#### Work instructions:
Exclude all pictures, then copy each of the records exactly as written.

○ ○ ○

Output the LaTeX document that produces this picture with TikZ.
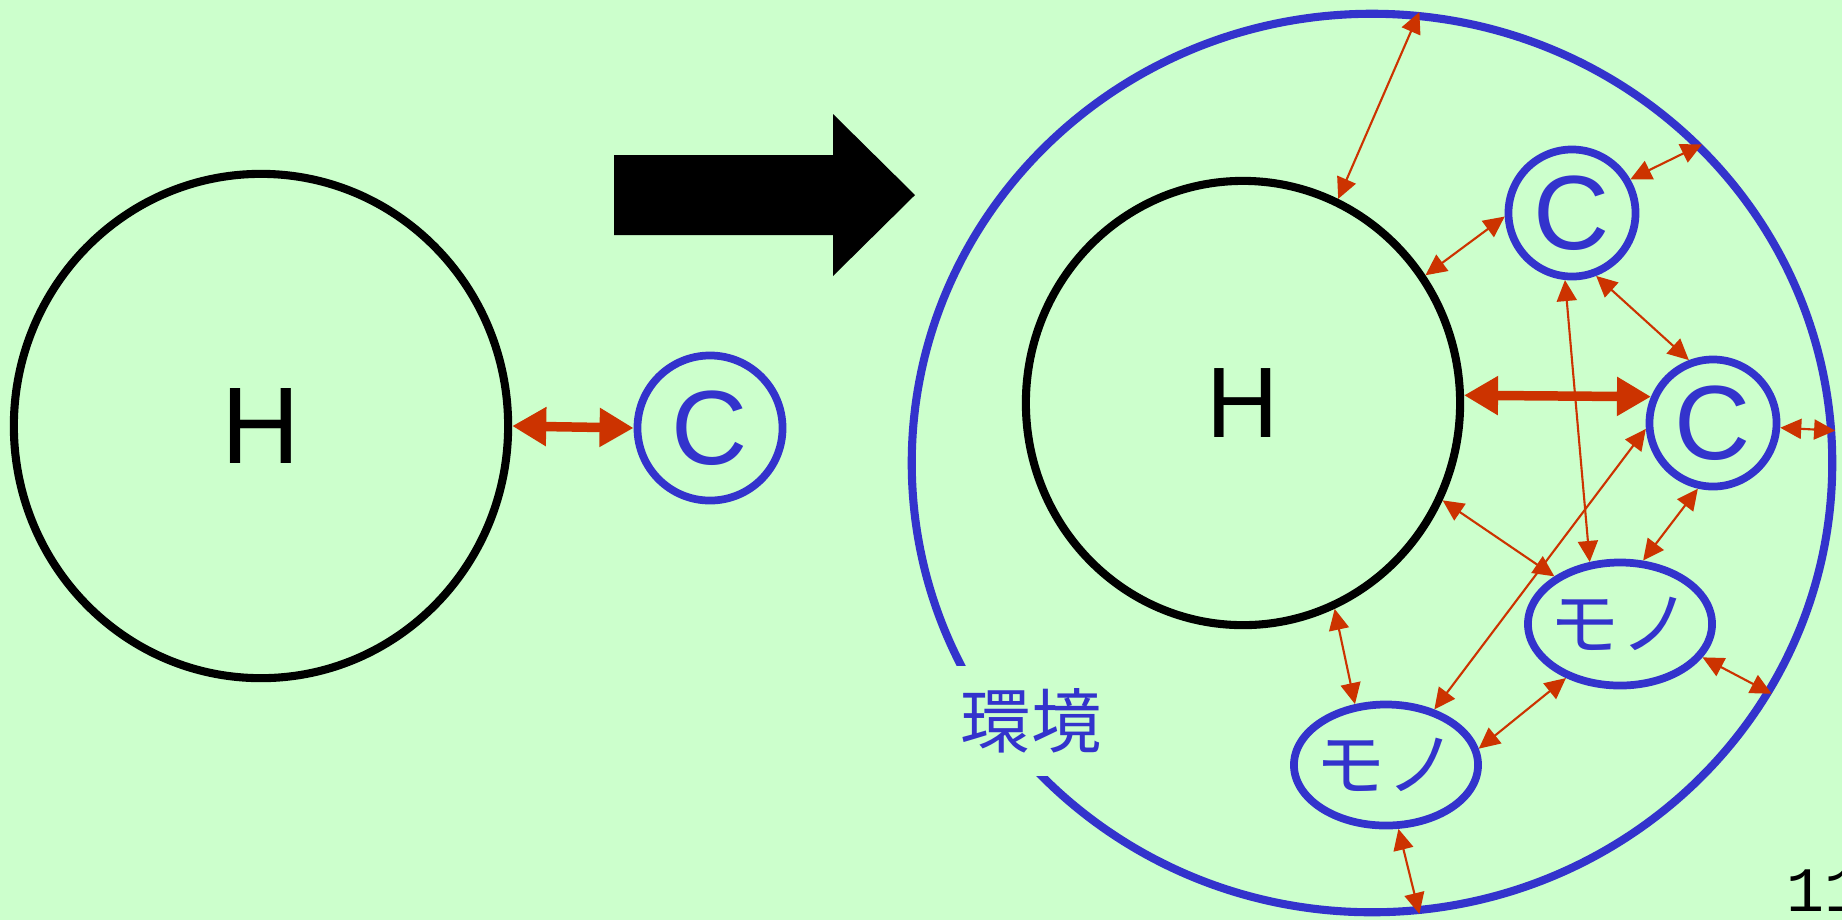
\documentclass[tikz,border=0pt]{standalone}
\usepackage{fontspec}
\setmainfont{Liberation Sans}
\newfontfamily\jpfont{Noto Sans CJK JP}
\newfontfamily\numfont{Liberation Mono}
\usetikzlibrary{shapes.geometric, arrows.meta}
\definecolor{bgreen}{HTML}{CCFFCC}
\definecolor{cblue}{HTML}{3333CC}
\definecolor{ared}{HTML}{CC3300}

\begin{document}
\begin{tikzpicture}[x=0.01cm, y=-0.01cm,
  human/.style={ellipse, draw=black, line width=2.3pt, inner sep=0pt,
                font=\fontsize{31}{31}\selectfont},
  comp/.style={circle, draw=cblue, line width=2.2pt, inner sep=0pt, minimum size=1.27cm,
               text=cblue, font=\fontsize{30}{30}\selectfont},
  thing/.style={ellipse, draw=cblue, line width=2.2pt, inner sep=0pt,
                minimum width=1.84cm, minimum height=1.23cm,
                label={[text=cblue, font=\jpfont\fontsize{20}{20}\selectfont]center:#1}},
  link/.style={draw=ared, line width=0.6pt,
               {Triangle[length=2.1mm,width=2mm]}-{Triangle[length=2.1mm,width=2mm]}},
  biglink/.style={draw=ared, line width=2.7pt,
                  {Triangle[length=3.4mm,width=3.7mm]}-{Triangle[length=3.4mm,width=3.7mm]}},
]
  \path[use as bounding box, fill=bgreen] (0,0) rectangle (1842,920);

  % before
  \node[human, minimum width=4.94cm, minimum height=5.04cm] (h1) at (261,426) {H};
  \node[comp, minimum size=1.45cm] (c1) at (710,428) {C};
  \draw[biglink] (h1.east) -- (c1.west);

  \fill (614,155) -- (833,155) -- (833,114) -- (915,195) -- (833,276) -- (833,235) -- (614,235) -- cycle;

  % after
  \node[ellipse, draw=cblue, line width=2.3pt, minimum width=9.2cm, minimum height=8.98cm] (env) at (1372,463) {};
  \node[fill=bgreen, text=cblue, inner xsep=2pt, minimum height=1.1cm,
        font=\jpfont\fontsize{20}{20}\selectfont] (envlabel) at (1031,721) {環境};
  \node[human, minimum width=4.34cm, minimum height=4.44cm, font=\fontsize{28.5}{28.5}\selectfont] (h2) at (1243,403) {H};
  \node[comp] (ctop) at (1572,213) {C};
  \node[comp] (cright) at (1713,423) {C};
  \node[thing=モノ] (mright) at (1620,624) {};
  \node[thing=モノ, minimum height=1.21cm] (mleft) at (1386,765) {};

  \draw[link] (env.84) -- (h2.65);
  \draw[link] (h2.35) -- (ctop.183);
  \draw[link] (ctop.30) -- (env.44);
  \draw[link] (ctop.291) -- (cright.111);
  \draw[biglink] (h2.2) -- (cright.157);
  \draw[link] (cright.356) -- (env.4);
  \draw[link] (ctop.264) -- (mright.116);
  \draw[link] (cright.185) -- (mleft.49);
  \draw[link] (h2.334) -- (mright.144);
  \draw[link] (cright.257) -- (mright.70);
  \draw[link] (mright.338) -- (env.330);
  \draw[link] (h2.294) -- (mleft.117);
  \draw[link] (mleft.10) -- (mright.225);
  \draw[link] (mleft.281) -- (env.276);

  \node[anchor=base west, inner sep=0pt, font=\numfont\fontsize{18}{18}\selectfont] (page) at (1786,911) {11};
\end{tikzpicture}
\end{document}
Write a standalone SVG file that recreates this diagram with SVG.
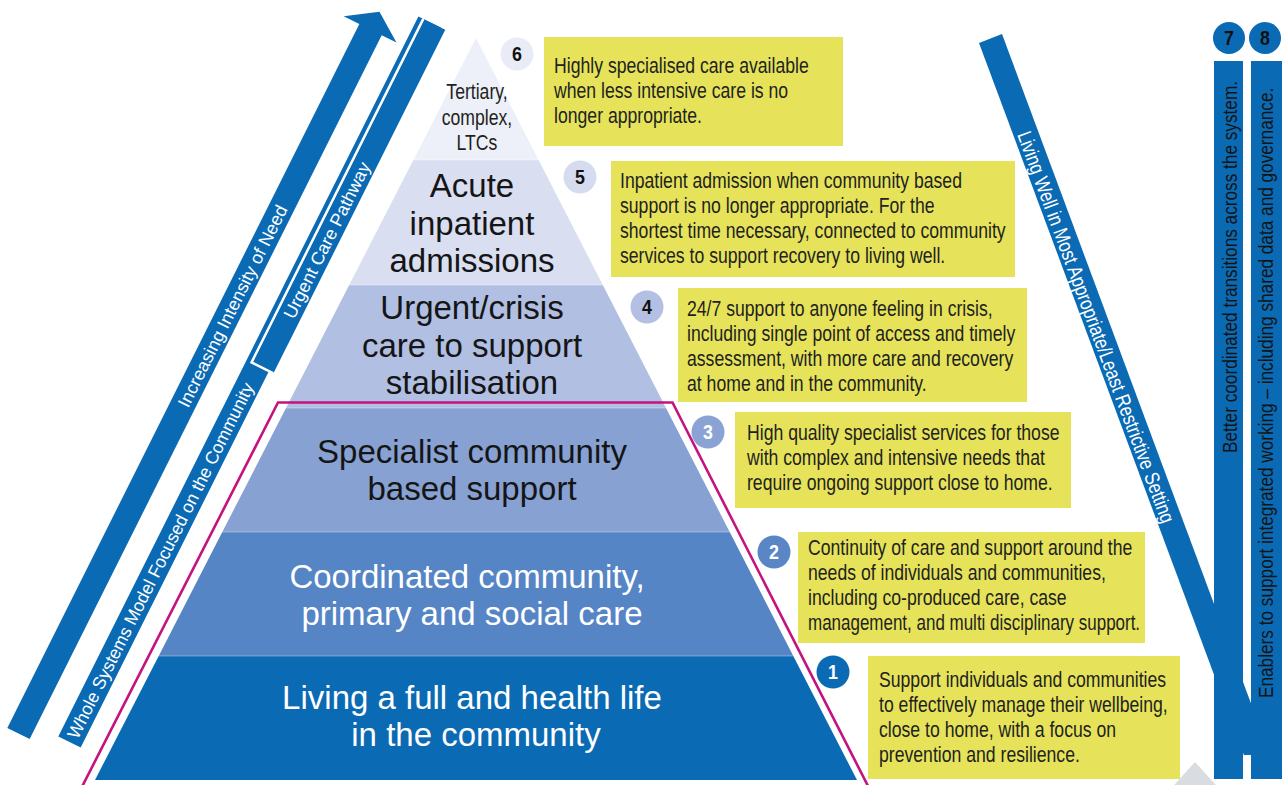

○ ○ ○

#### Answer for the task:
Output the LaTeX document that produces this picture with TikZ.
\documentclass[tikz,border=0pt]{standalone}
\usepackage{fontspec}
\setmainfont{Liberation Sans}
\newfontfamily\jpfont{Noto Sans CJK JP}
\newfontfamily\numfont{Liberation Mono}
\usetikzlibrary{shapes.geometric, arrows.meta}
\definecolor{bgreen}{HTML}{CCFFCC}
\definecolor{cblue}{HTML}{3333CC}
\definecolor{ared}{HTML}{CC3300}

\begin{document}
\begin{tikzpicture}[x=0.01cm, y=-0.01cm,
  human/.style={ellipse, draw=black, line width=2.3pt, inner sep=0pt,
                font=\fontsize{31}{31}\selectfont},
  comp/.style={circle, draw=cblue, line width=2.2pt, inner sep=0pt, minimum size=1.27cm,
               text=cblue, font=\fontsize{30}{30}\selectfont},
  thing/.style={ellipse, draw=cblue, line width=2.2pt, inner sep=0pt,
                minimum width=1.84cm, minimum height=1.23cm,
                label={[text=cblue, font=\jpfont\fontsize{20}{20}\selectfont]center:#1}},
  link/.style={draw=ared, line width=0.6pt,
               {Triangle[length=2.1mm,width=2mm]}-{Triangle[length=2.1mm,width=2mm]}},
  biglink/.style={draw=ared, line width=2.7pt,
                  {Triangle[length=3.4mm,width=3.7mm]}-{Triangle[length=3.4mm,width=3.7mm]}},
]
  \path[use as bounding box, fill=bgreen] (0,0) rectangle (1842,920);

  % before
  \node[human, minimum width=4.94cm, minimum height=5.04cm] (h1) at (261,426) {H};
  \node[comp, minimum size=1.45cm] (c1) at (710,428) {C};
  \draw[biglink] (h1.east) -- (c1.west);

  \fill (614,155) -- (833,155) -- (833,114) -- (915,195) -- (833,276) -- (833,235) -- (614,235) -- cycle;

  % after
  \node[ellipse, draw=cblue, line width=2.3pt, minimum width=9.2cm, minimum height=8.98cm] (env) at (1372,463) {};
  \node[fill=bgreen, text=cblue, inner xsep=2pt, minimum height=1.1cm,
        font=\jpfont\fontsize{20}{20}\selectfont] (envlabel) at (1031,721) {環境};
  \node[human, minimum width=4.34cm, minimum height=4.44cm, font=\fontsize{28.5}{28.5}\selectfont] (h2) at (1243,403) {H};
  \node[comp] (ctop) at (1572,213) {C};
  \node[comp] (cright) at (1713,423) {C};
  \node[thing=モノ] (mright) at (1620,624) {};
  \node[thing=モノ, minimum height=1.21cm] (mleft) at (1386,765) {};

  \draw[link] (env.84) -- (h2.65);
  \draw[link] (h2.35) -- (ctop.183);
  \draw[link] (ctop.30) -- (env.44);
  \draw[link] (ctop.291) -- (cright.111);
  \draw[biglink] (h2.2) -- (cright.157);
  \draw[link] (cright.356) -- (env.4);
  \draw[link] (ctop.264) -- (mright.116);
  \draw[link] (cright.185) -- (mleft.49);
  \draw[link] (h2.334) -- (mright.144);
  \draw[link] (cright.257) -- (mright.70);
  \draw[link] (mright.338) -- (env.330);
  \draw[link] (h2.294) -- (mleft.117);
  \draw[link] (mleft.10) -- (mright.225);
  \draw[link] (mleft.281) -- (env.276);

  \node[anchor=base west, inner sep=0pt, font=\numfont\fontsize{18}{18}\selectfont] (page) at (1786,911) {11};
\end{tikzpicture}
\end{document}
Write a standalone SVG file that recreates this diagram with SVG.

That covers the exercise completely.